Anyone who questions their Hall of Fame status must take this fact into account: Tinker, Evers, and Chance were the indisputable leaders of their team, and as baseball historian Bill James has shown, that team won an unmatched number of games—which is, of course, the whole point of any team sport.
Their Cubs won more games over any period of years than any other great team in history. The Cubs dynasty began with a single season record of 116 wins in 1906, and continued through their five-season record of 530, and even their ten-season record of 986. They won more games than the Yankees of Ruth and Gehrig, or the Yankees of Gehrig and DiMaggio; more than the Dodgers of Robinson and Campanella; more than the Yankees of Mantle and Berra, the A's or Yankees of Jackson and Catfish, or the Yankees of Jeter and Rivera; more than the Reds of Bench, Morgan, Rose, and Perez; and more than the Braves of Maddux, Glavine, and Smoltz. “The definition of a great ballplayer is a ballplayer who helps his team to win a lot of games,” James asserts in The New Bill James Historical Baseball Abstract (2011), in his assessment of Tinker, Evers and Chance. “If you’re going to say these guys don’t belong in the Hall of Fame … you have to deal somehow with the phenomenal success of their team.”
Baseball geeks will continue to argue over these Cubs' individual metrics—even Bill James hedges his final verdict. But it is harder to dispute another, more qualitative justification for the high standing baseball has accorded them. As I argue in my book, Tinker to Evers to Chance: The Chicago Cubs and the Dawn of Modern America, baseball might not exist today—certainly no myth-making Baseball Hall of Fame would exist—if not for this trio’s rise to prominence, domination, and glory at a pivotal point in America’s embrace of the game.

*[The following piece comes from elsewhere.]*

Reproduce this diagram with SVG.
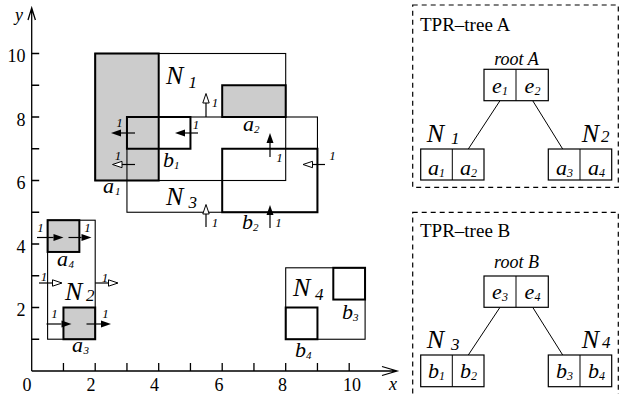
<svg xmlns="http://www.w3.org/2000/svg" width="622" height="394" viewBox="0 0 622 394" font-family="'Liberation Serif', 'DejaVu Serif', 'Times New Roman', serif">
<style>
text{font-family:'Liberation Serif','DejaVu Serif','Times New Roman',serif;fill:#000}
.num{font-size:18px}
.ne{font-size:18px;text-anchor:end}
.nm{font-size:18px;text-anchor:middle}
.v{font-size:13px;font-style:italic;text-anchor:middle}
.obj{font-size:22px;font-style:italic}
.sub{font-size:11px;font-style:italic}
.nl{font-size:26px;font-style:italic}
.ns{font-size:17px;font-style:italic}
.ttl{font-size:19px}
.root{font-size:18px;font-style:italic;text-anchor:middle}
.cl{font-size:22px;font-style:italic;text-anchor:middle}
.cs{font-size:12px}
.thin{fill:none;stroke:#000;stroke-width:1.1}
.bold{fill:none;stroke:#000;stroke-width:2}
.gray{fill:#cccccc;stroke:#000;stroke-width:2}
.axis{fill:none;stroke:#000;stroke-width:1.3}
.vel{stroke:#000;stroke-width:1.2;fill:none}
.f{marker-end:url(#hf)}
.h{marker-end:url(#hh)}
.dash{fill:none;stroke:#000;stroke-width:1.2;stroke-dasharray:5 4}
.cell{fill:#fff;stroke:#000;stroke-width:1.2}
.link{stroke:#000;stroke-width:1;fill:none}
</style>
<defs>
<marker id="hf" markerUnits="userSpaceOnUse" markerWidth="11" markerHeight="9" refX="0" refY="4" orient="auto" overflow="visible"><path d="M0,0.5 L10,4 L0,7.5 z" fill="#000"/></marker>
<marker id="hh" markerUnits="userSpaceOnUse" markerWidth="11" markerHeight="9" refX="0" refY="4" orient="auto" overflow="visible"><path d="M0,0.8 L9.5,4 L0,7.2 z" fill="#fff" stroke="#000" stroke-width="1"/></marker>
</defs>

<g id="axes">
<path class="axis" d="M31.7,371 V8 M28,20 L31.7,8 L35.4,20 M31.7,371 H397 M382,366.5 L397,371 L382,375.5"/>
<path class="axis" d="M63.45,371 v-8 M95.2,371 v-8 M126.95,371 v-8 M158.7,371 v-8 M190.45,371 v-8 M222.2,371 v-8 M253.95,371 v-8 M285.7,371 v-8 M317.45,371 v-8 M349.2,371 v-8"/>
<path class="axis" d="M31.7,339.25 h7.5 M31.7,307.5 h7.5 M31.7,275.75 h7.5 M31.7,244 h7.5 M31.7,212.25 h7.5 M31.7,180.5 h7.5 M31.7,148.75 h7.5 M31.7,117 h7.5 M31.7,85.25 h7.5 M31.7,53.5 h7.5"/>
<text class="ne" x="25.5" y="62">10</text>
<text class="ne" x="25.5" y="125.5">8</text>
<text class="ne" x="25.5" y="189">6</text>
<text class="ne" x="25.5" y="252.5">4</text>
<text class="ne" x="25.5" y="316">2</text>
<text class="nm" x="27" y="391">0</text>
<text class="nm" x="91" y="391">2</text>
<text class="nm" x="154.5" y="391">4</text>
<text class="nm" x="219" y="391">6</text>
<text class="nm" x="282.5" y="391">8</text>
<text class="nm" x="352" y="391">10</text>
<text class="num" x="389" y="390" font-style="italic">x</text>
<text class="num" x="15" y="21" font-style="italic">y</text>
</g>

<g id="a1"><rect class="gray" x="95.2" y="53.5" width="63.5" height="127"/>
<text class="obj" x="103" y="193">a</text><text class="sub" x="115" y="195">1</text></g>
<g id="a2"><rect class="gray" x="222.2" y="85.25" width="63.5" height="31.75"/>
<text class="obj" x="243" y="131">a</text><text class="sub" x="254" y="133">2</text></g>
<g id="a4"><rect class="gray" x="47.6" y="220.2" width="31.75" height="31.75"/>
<text class="obj" x="57" y="266">a</text><text class="sub" x="68.5" y="268">4</text></g>
<g id="a3"><rect class="gray" x="63.45" y="307.5" width="31.75" height="31.75"/>
<text class="obj" x="72" y="352">a</text><text class="sub" x="83.5" y="354">3</text></g>

<g id="N1"><rect class="thin" x="95.2" y="53.5" width="190.5" height="127"/>
<text class="nl" x="166" y="84">N</text><text class="ns" x="188.5" y="88">1</text></g>
<g id="N3"><rect class="thin" x="126.95" y="117" width="190.5" height="95.25"/>
<text class="nl" x="166" y="204.5">N</text><text class="ns" x="188.5" y="208">3</text></g>
<g id="N2"><rect class="thin" x="47.6" y="220.2" width="47.6" height="119"/>
<text class="nl" x="65" y="300" font-size="28">N</text><text class="ns" x="86" y="301" font-size="19">2</text></g>
<g id="N4"><rect class="thin" x="285.7" y="267.8" width="79.4" height="71.45"/>
<text class="nl" x="293" y="296">N</text><text class="ns" x="315" y="299.5">4</text></g>

<g id="b1"><rect class="bold" x="126.95" y="117" width="63.5" height="31.75"/>
<text class="obj" x="163" y="167">b</text><text class="sub" x="174" y="169">1</text></g>
<g id="b2"><rect class="bold" x="222.2" y="148.75" width="95.25" height="63.5"/>
<text class="obj" x="242" y="229">b</text><text class="sub" x="253" y="231">2</text></g>
<g id="b3"><rect class="bold" x="333.3" y="267.8" width="31.75" height="31.75"/>
<text class="obj" x="342" y="319">b</text><text class="sub" x="353" y="321">3</text></g>
<g id="b4"><rect class="bold" x="285.7" y="307.5" width="31.75" height="31.75"/>
<text class="obj" x="295" y="357">b</text><text class="sub" x="306" y="359">4</text></g>

<g id="velocities">
<path class="vel f" d="M135,133 H121"/><text class="v" x="119.5" y="127">1</text>
<path class="vel f" d="M198,133 H185"/><text class="v" x="196" y="129">1</text>
<path class="vel h" d="M135,164.5 H122"/><text class="v" x="118" y="160">1</text>
<path class="vel h" d="M206,117 V103"/><text class="v" x="215" y="107">1</text>
<path class="vel f" d="M270,157 V143"/><text class="v" x="279.5" y="162">1</text>
<path class="vel h" d="M325,164.5 H312.5"/><text class="v" x="332.5" y="160">1</text>
<path class="vel h" d="M206,227 V214"/><text class="v" x="215" y="227">1</text>
<path class="vel f" d="M270,228 V215"/><text class="v" x="278.5" y="227">1</text>
<path class="vel f" d="M37,237.5 H53.5"/><text class="v" x="40.5" y="232">1</text>
<path class="vel f" d="M68.5,237.5 H81.5"/><text class="v" x="87.5" y="232">1</text>
<path class="vel h" d="M39,283 H52.5"/><text class="v" x="44" y="281">1</text>
<path class="vel h" d="M95.2,283 H108.5"/><text class="v" x="105" y="282">1</text>
<path class="vel f" d="M46.5,324 H61.5"/><text class="v" x="54.5" y="318">1</text>
<path class="vel f" d="M86.5,324 H101"/><text class="v" x="105.5" y="318">1</text>
</g>

<g id="panelA">
<rect class="dash" x="412.7" y="5" width="205.6" height="182.3"/>
<text class="ttl" x="420" y="30.5">TPR–tree A</text>
</g>
<g id="panelB">
<rect class="dash" x="412.7" y="212.3" width="205.6" height="200"/>
<text class="ttl" x="420" y="236.5">TPR–tree B</text>
</g>

<g id="connectors">
<path class="link" d="M500,100.7 L468.3,149 M532.7,100.7 L562.7,149 M500,307.3 L468.3,355 M532.7,307.3 L562.7,355"/>
</g>

<g id="rootA">
<text class="root" x="516.5" y="65">root A</text>
<rect class="cell" x="484" y="69.3" width="64.3" height="31.4"/><path class="link" d="M516,69.3 V100.7"/>
<text class="cl" x="500" y="93">e<tspan class="cs" dy="2">1</tspan></text>
<text class="cl" x="532.5" y="93">e<tspan class="cs" dy="2">2</tspan></text>
</g>
<g id="treeN1">
<text class="nl" x="426.7" y="141.7">N</text><text class="ns" x="451" y="143.5">1</text>
<rect class="cell" x="420.7" y="149" width="63.3" height="31"/><path class="link" d="M452.3,149 V180"/>
<text class="cl" x="436.5" y="175">a<tspan class="cs" dy="2">1</tspan></text>
<text class="cl" x="468.5" y="175">a<tspan class="cs" dy="2">2</tspan></text>
</g>
<g id="treeN2">
<text class="nl" x="581.7" y="141.7">N</text><text class="ns" x="601" y="141.7" font-size="21">2</text>
<rect class="cell" x="548.3" y="149" width="63.4" height="31"/><path class="link" d="M580,149 V180"/>
<text class="cl" x="564.5" y="175">a<tspan class="cs" dy="2">3</tspan></text>
<text class="cl" x="596.5" y="175">a<tspan class="cs" dy="2">4</tspan></text>
</g>
<g id="rootB">
<text class="root" x="516.5" y="268">root B</text>
<rect class="cell" x="484" y="276" width="64.3" height="31.3"/><path class="link" d="M516,276 V307.3"/>
<text class="cl" x="500" y="298.5">e<tspan class="cs" dy="2">3</tspan></text>
<text class="cl" x="532.5" y="298.5">e<tspan class="cs" dy="2">4</tspan></text>
</g>
<g id="treeN3">
<text class="nl" x="426.7" y="348.3">N</text><text class="ns" x="451" y="350" font-size="19">3</text>
<rect class="cell" x="420.7" y="355" width="63.3" height="31.7"/><path class="link" d="M452.3,355 V386.7"/>
<text class="cl" x="436.5" y="377.5">b<tspan class="cs" dy="2">1</tspan></text>
<text class="cl" x="468.5" y="377.5">b<tspan class="cs" dy="2">2</tspan></text>
</g>
<g id="treeN4">
<text class="nl" x="581.7" y="348.3">N</text><text class="ns" x="602" y="348.3">4</text>
<rect class="cell" x="548.3" y="355" width="63.4" height="31.7"/><path class="link" d="M580,355 V386.7"/>
<text class="cl" x="564.5" y="377.5">b<tspan class="cs" dy="2">3</tspan></text>
<text class="cl" x="596.5" y="377.5">b<tspan class="cs" dy="2">4</tspan></text>
</g>
</svg>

I don't want to give away the book's ending here, but suffice to say, they do belong in the Hall of Fame, and they belong there together.
And to finish the thought I started with: I think Edgar Martinez belongs in the Hall even though I remain opposed the designated hitter rule. The DH, instituted in the American League in 1973— 44 years ago!—is part of today's game (at least half of it), and Martinez excelled at the job that few others have managed to master. So, too, for shortstop Omar Vizquel, who played the most demanding "skill" position on the field like a Gold-Medal ice skater.
Barry Bonds and Roger Clemens, on the other hand, left a stain on the game and aren't worthy of anyone's regard, least of all the official memory keeper of the game. They cheated their fellow players, their fans, and the integrity of competitive sports, and they know it. Toss their baseball cards into the dustbin of history.